A Paramount spokeswoman says company policy prohibits comment on pending litigation. Harmon received other temporary assignments at the studio after October, 1987, when her job with Simpson terminated. (She says she was fired. Simpson in court documents disputes the claim.)

If Harmon is correct, her duties included not just booking “hookers” for Simpson--her detailed account names several of the women--but other extras, like finding a traffic school that would issue Simpson, who had gotten a speeding ticket, a certificate of attendance without his actually attending.

When things went wrong (for instance, said Harmon in court documents, when Simpson suspected her of substituting whole milk for nonfat in his coffee), the producer threw things at her, or heaped on the insults. By her account, one of his favorite lines was: “Don’t think. You are not paid to think.”

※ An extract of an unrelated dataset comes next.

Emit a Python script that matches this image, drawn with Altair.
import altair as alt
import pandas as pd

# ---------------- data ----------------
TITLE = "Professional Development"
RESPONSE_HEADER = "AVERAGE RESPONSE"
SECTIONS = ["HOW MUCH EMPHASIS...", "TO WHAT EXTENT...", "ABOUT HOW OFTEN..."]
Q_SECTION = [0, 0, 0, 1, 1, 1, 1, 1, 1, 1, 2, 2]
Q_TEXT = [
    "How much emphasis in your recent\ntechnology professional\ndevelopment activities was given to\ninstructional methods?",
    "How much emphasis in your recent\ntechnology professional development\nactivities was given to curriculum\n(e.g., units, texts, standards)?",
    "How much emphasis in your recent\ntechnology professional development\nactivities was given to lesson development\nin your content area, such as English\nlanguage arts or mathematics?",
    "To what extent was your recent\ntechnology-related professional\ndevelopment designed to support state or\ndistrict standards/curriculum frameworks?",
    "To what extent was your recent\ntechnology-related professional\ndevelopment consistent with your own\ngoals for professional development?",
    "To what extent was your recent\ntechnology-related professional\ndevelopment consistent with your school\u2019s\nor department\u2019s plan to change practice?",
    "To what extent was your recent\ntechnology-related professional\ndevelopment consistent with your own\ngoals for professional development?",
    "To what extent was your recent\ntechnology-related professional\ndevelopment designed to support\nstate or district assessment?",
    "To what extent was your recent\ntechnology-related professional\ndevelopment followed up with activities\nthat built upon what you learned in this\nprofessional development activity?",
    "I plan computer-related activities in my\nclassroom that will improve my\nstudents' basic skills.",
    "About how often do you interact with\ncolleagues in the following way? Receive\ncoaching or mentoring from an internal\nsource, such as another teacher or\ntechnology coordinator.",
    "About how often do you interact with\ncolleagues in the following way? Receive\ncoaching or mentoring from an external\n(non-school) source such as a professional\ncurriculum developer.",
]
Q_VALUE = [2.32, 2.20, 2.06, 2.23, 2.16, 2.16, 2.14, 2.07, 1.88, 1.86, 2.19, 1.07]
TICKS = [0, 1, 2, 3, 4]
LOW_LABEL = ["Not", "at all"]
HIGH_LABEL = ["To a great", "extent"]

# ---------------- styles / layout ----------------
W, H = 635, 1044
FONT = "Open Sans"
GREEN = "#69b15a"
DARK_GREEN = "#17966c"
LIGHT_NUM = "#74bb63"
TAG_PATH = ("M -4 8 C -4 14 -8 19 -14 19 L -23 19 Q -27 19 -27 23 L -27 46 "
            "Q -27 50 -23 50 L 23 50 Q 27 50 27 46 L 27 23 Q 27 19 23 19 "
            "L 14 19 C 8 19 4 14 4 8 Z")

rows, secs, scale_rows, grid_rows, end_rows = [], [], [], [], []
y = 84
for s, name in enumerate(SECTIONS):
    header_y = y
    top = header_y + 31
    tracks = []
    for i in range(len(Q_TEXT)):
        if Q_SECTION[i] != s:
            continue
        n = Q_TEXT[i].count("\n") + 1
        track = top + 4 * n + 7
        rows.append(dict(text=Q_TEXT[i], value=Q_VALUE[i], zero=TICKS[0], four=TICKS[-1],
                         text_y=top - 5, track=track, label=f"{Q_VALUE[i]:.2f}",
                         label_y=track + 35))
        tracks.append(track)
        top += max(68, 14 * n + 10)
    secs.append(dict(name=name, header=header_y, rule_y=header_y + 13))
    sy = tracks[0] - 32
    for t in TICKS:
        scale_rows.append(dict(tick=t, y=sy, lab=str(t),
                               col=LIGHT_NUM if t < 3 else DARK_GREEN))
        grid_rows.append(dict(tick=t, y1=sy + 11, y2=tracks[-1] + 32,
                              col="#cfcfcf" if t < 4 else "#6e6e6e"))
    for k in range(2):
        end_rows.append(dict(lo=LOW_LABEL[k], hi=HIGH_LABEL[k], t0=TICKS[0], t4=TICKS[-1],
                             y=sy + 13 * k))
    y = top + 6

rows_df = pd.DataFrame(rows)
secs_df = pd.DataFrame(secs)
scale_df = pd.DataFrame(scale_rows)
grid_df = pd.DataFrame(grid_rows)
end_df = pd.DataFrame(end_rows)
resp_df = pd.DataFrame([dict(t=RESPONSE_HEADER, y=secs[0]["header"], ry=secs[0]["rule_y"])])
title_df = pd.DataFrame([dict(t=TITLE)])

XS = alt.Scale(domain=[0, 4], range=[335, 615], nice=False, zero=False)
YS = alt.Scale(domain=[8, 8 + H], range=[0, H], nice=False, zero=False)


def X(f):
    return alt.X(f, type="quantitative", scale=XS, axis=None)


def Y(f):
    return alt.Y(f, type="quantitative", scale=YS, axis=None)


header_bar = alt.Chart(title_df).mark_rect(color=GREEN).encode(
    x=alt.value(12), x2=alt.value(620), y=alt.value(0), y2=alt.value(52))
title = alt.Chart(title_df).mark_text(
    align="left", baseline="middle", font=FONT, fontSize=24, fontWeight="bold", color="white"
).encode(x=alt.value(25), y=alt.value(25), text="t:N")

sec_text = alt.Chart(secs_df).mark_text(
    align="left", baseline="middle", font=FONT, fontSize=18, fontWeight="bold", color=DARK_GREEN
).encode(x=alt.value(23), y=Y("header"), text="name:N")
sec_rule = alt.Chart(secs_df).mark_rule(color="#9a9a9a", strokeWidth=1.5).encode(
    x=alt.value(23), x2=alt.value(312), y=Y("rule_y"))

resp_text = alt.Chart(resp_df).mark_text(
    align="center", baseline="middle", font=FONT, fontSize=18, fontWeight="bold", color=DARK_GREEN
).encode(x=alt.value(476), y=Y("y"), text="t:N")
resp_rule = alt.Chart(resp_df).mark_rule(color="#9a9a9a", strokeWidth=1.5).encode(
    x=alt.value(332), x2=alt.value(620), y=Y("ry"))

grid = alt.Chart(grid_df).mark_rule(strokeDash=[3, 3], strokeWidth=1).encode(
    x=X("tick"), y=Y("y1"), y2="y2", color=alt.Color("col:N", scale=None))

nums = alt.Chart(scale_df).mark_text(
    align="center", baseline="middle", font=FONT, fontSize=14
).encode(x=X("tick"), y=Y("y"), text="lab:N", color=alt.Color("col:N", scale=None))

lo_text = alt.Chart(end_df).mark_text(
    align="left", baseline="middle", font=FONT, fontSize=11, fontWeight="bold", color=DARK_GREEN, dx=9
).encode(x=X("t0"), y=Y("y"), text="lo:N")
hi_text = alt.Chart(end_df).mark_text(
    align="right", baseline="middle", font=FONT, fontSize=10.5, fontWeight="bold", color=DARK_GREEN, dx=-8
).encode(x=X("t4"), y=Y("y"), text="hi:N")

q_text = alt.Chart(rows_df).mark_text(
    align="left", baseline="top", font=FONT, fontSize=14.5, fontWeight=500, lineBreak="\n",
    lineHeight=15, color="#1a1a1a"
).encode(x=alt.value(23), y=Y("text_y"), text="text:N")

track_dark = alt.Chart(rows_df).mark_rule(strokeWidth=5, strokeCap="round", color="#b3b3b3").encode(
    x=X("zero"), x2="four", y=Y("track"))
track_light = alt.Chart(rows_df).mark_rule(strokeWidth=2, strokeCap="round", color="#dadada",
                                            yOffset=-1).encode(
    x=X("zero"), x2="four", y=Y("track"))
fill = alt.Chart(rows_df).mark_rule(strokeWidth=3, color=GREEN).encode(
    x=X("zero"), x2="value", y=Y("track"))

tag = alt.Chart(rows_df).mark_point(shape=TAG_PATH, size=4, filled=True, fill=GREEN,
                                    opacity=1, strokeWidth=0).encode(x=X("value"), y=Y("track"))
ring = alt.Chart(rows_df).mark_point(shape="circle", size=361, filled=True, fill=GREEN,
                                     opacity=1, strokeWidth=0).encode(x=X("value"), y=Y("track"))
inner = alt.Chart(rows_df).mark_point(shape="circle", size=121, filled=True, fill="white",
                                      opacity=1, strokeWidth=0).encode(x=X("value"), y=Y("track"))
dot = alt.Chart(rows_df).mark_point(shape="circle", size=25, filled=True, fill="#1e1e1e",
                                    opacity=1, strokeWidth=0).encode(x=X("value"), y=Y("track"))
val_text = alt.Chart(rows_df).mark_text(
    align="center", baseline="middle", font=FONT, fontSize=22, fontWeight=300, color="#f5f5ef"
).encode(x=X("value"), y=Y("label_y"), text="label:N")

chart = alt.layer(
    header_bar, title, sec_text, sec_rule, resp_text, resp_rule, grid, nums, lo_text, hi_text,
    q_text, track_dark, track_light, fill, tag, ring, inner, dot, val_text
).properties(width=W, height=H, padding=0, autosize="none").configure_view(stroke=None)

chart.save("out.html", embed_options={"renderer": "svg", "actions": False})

Simpson and Bruckheimer counter, in their cross-complaint, that Harmon benefited from a forged evaluation that put a falsely positive light on her performance at Paramount, and that she breached her duties to them “by using cocaine in a manner that adversely affected her conduct in and in connection with her job.”

Either way, Harmon was clearly disillusioned about life in the executive suite. “The job would have been an ideal one, with all the Hollywood glamour that such jobs involved. However, it was spoiled. . . .” she said.